◆ **The problem**:
Output the data below in full, byte for byte. Nothing may differ.

◆ **Provided material**:
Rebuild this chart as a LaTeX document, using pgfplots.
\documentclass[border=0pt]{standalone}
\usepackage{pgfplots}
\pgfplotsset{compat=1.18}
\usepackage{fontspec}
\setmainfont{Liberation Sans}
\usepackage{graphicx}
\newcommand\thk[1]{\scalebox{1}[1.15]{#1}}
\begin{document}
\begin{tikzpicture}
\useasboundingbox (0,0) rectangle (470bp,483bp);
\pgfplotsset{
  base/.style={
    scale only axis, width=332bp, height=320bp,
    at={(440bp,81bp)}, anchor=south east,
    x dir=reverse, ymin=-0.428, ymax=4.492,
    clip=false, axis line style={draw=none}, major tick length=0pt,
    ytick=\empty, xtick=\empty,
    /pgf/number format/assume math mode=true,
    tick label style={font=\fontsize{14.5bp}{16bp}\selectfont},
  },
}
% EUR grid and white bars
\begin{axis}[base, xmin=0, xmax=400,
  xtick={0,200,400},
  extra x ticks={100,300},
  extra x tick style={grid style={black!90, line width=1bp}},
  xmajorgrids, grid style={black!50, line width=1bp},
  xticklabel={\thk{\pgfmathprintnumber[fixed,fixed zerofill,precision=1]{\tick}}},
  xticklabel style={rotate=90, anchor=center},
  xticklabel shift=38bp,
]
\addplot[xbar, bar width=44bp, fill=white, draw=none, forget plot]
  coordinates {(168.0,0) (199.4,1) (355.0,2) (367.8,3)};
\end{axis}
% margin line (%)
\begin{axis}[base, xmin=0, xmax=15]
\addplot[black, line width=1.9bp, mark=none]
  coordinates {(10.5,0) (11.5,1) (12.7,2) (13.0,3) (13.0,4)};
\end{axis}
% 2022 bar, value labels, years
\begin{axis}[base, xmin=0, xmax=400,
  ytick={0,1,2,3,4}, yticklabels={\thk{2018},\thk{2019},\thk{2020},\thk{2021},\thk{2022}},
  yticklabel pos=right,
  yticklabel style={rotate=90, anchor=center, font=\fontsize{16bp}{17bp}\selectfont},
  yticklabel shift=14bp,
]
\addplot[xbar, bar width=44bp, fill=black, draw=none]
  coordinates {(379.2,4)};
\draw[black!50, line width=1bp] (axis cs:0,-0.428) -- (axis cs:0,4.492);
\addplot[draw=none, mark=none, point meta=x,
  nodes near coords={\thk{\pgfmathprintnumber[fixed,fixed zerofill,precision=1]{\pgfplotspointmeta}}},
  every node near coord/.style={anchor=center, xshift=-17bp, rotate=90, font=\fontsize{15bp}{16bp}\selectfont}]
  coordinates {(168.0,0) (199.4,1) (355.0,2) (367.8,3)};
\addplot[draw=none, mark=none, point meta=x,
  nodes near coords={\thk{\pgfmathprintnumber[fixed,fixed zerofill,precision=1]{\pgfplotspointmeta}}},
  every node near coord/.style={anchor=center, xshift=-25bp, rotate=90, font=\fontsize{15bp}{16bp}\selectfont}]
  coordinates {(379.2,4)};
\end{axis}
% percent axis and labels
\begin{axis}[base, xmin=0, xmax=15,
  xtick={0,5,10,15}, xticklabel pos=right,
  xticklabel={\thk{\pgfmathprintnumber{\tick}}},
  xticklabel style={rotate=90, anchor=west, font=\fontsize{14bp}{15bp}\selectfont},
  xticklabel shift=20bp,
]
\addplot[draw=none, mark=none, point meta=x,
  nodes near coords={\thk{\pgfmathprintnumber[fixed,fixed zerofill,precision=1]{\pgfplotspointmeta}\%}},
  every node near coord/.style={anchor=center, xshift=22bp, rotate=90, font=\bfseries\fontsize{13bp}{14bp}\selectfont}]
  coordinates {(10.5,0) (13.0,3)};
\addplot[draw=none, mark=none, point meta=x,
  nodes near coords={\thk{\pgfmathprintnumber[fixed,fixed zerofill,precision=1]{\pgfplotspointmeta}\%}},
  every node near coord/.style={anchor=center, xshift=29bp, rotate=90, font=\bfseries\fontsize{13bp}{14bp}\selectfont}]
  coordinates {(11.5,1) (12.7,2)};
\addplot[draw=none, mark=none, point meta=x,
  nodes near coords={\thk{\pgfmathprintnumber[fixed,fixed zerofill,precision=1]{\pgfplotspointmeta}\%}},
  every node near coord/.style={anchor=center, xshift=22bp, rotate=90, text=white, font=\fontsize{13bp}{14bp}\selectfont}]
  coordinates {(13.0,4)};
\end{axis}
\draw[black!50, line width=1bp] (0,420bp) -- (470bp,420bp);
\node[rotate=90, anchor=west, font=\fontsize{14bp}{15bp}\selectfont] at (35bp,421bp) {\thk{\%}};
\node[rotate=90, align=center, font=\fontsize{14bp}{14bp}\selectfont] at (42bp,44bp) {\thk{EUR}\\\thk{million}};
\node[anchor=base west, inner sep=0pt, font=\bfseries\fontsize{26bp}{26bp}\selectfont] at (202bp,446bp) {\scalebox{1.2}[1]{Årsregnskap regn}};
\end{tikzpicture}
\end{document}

◆ **Solution for this task**:
Rebuild this chart as a LaTeX document, using pgfplots.
\documentclass[border=0pt]{standalone}
\usepackage{pgfplots}
\pgfplotsset{compat=1.18}
\usepackage{fontspec}
\setmainfont{Liberation Sans}
\usepackage{graphicx}
\newcommand\thk[1]{\scalebox{1}[1.15]{#1}}
\begin{document}
\begin{tikzpicture}
\useasboundingbox (0,0) rectangle (470bp,483bp);
\pgfplotsset{
  base/.style={
    scale only axis, width=332bp, height=320bp,
    at={(440bp,81bp)}, anchor=south east,
    x dir=reverse, ymin=-0.428, ymax=4.492,
    clip=false, axis line style={draw=none}, major tick length=0pt,
    ytick=\empty, xtick=\empty,
    /pgf/number format/assume math mode=true,
    tick label style={font=\fontsize{14.5bp}{16bp}\selectfont},
  },
}
% EUR grid and white bars
\begin{axis}[base, xmin=0, xmax=400,
  xtick={0,200,400},
  extra x ticks={100,300},
  extra x tick style={grid style={black!90, line width=1bp}},
  xmajorgrids, grid style={black!50, line width=1bp},
  xticklabel={\thk{\pgfmathprintnumber[fixed,fixed zerofill,precision=1]{\tick}}},
  xticklabel style={rotate=90, anchor=center},
  xticklabel shift=38bp,
]
\addplot[xbar, bar width=44bp, fill=white, draw=none, forget plot]
  coordinates {(168.0,0) (199.4,1) (355.0,2) (367.8,3)};
\end{axis}
% margin line (%)
\begin{axis}[base, xmin=0, xmax=15]
\addplot[black, line width=1.9bp, mark=none]
  coordinates {(10.5,0) (11.5,1) (12.7,2) (13.0,3) (13.0,4)};
\end{axis}
% 2022 bar, value labels, years
\begin{axis}[base, xmin=0, xmax=400,
  ytick={0,1,2,3,4}, yticklabels={\thk{2018},\thk{2019},\thk{2020},\thk{2021},\thk{2022}},
  yticklabel pos=right,
  yticklabel style={rotate=90, anchor=center, font=\fontsize{16bp}{17bp}\selectfont},
  yticklabel shift=14bp,
]
\addplot[xbar, bar width=44bp, fill=black, draw=none]
  coordinates {(379.2,4)};
\draw[black!50, line width=1bp] (axis cs:0,-0.428) -- (axis cs:0,4.492);
\addplot[draw=none, mark=none, point meta=x,
  nodes near coords={\thk{\pgfmathprintnumber[fixed,fixed zerofill,precision=1]{\pgfplotspointmeta}}},
  every node near coord/.style={anchor=center, xshift=-17bp, rotate=90, font=\fontsize{15bp}{16bp}\selectfont}]
  coordinates {(168.0,0) (199.4,1) (355.0,2) (367.8,3)};
\addplot[draw=none, mark=none, point meta=x,
  nodes near coords={\thk{\pgfmathprintnumber[fixed,fixed zerofill,precision=1]{\pgfplotspointmeta}}},
  every node near coord/.style={anchor=center, xshift=-25bp, rotate=90, font=\fontsize{15bp}{16bp}\selectfont}]
  coordinates {(379.2,4)};
\end{axis}
% percent axis and labels
\begin{axis}[base, xmin=0, xmax=15,
  xtick={0,5,10,15}, xticklabel pos=right,
  xticklabel={\thk{\pgfmathprintnumber{\tick}}},
  xticklabel style={rotate=90, anchor=west, font=\fontsize{14bp}{15bp}\selectfont},
  xticklabel shift=20bp,
]
\addplot[draw=none, mark=none, point meta=x,
  nodes near coords={\thk{\pgfmathprintnumber[fixed,fixed zerofill,precision=1]{\pgfplotspointmeta}\%}},
  every node near coord/.style={anchor=center, xshift=22bp, rotate=90, font=\bfseries\fontsize{13bp}{14bp}\selectfont}]
  coordinates {(10.5,0) (13.0,3)};
\addplot[draw=none, mark=none, point meta=x,
  nodes near coords={\thk{\pgfmathprintnumber[fixed,fixed zerofill,precision=1]{\pgfplotspointmeta}\%}},
  every node near coord/.style={anchor=center, xshift=29bp, rotate=90, font=\bfseries\fontsize{13bp}{14bp}\selectfont}]
  coordinates {(11.5,1) (12.7,2)};
\addplot[draw=none, mark=none, point meta=x,
  nodes near coords={\thk{\pgfmathprintnumber[fixed,fixed zerofill,precision=1]{\pgfplotspointmeta}\%}},
  every node near coord/.style={anchor=center, xshift=22bp, rotate=90, text=white, font=\fontsize{13bp}{14bp}\selectfont}]
  coordinates {(13.0,4)};
\end{axis}
\draw[black!50, line width=1bp] (0,420bp) -- (470bp,420bp);
\node[rotate=90, anchor=west, font=\fontsize{14bp}{15bp}\selectfont] at (35bp,421bp) {\thk{\%}};
\node[rotate=90, align=center, font=\fontsize{14bp}{14bp}\selectfont] at (42bp,44bp) {\thk{EUR}\\\thk{million}};
\node[anchor=base west, inner sep=0pt, font=\bfseries\fontsize{26bp}{26bp}\selectfont] at (202bp,446bp) {\scalebox{1.2}[1]{Årsregnskap regn}};
\end{tikzpicture}
\end{document}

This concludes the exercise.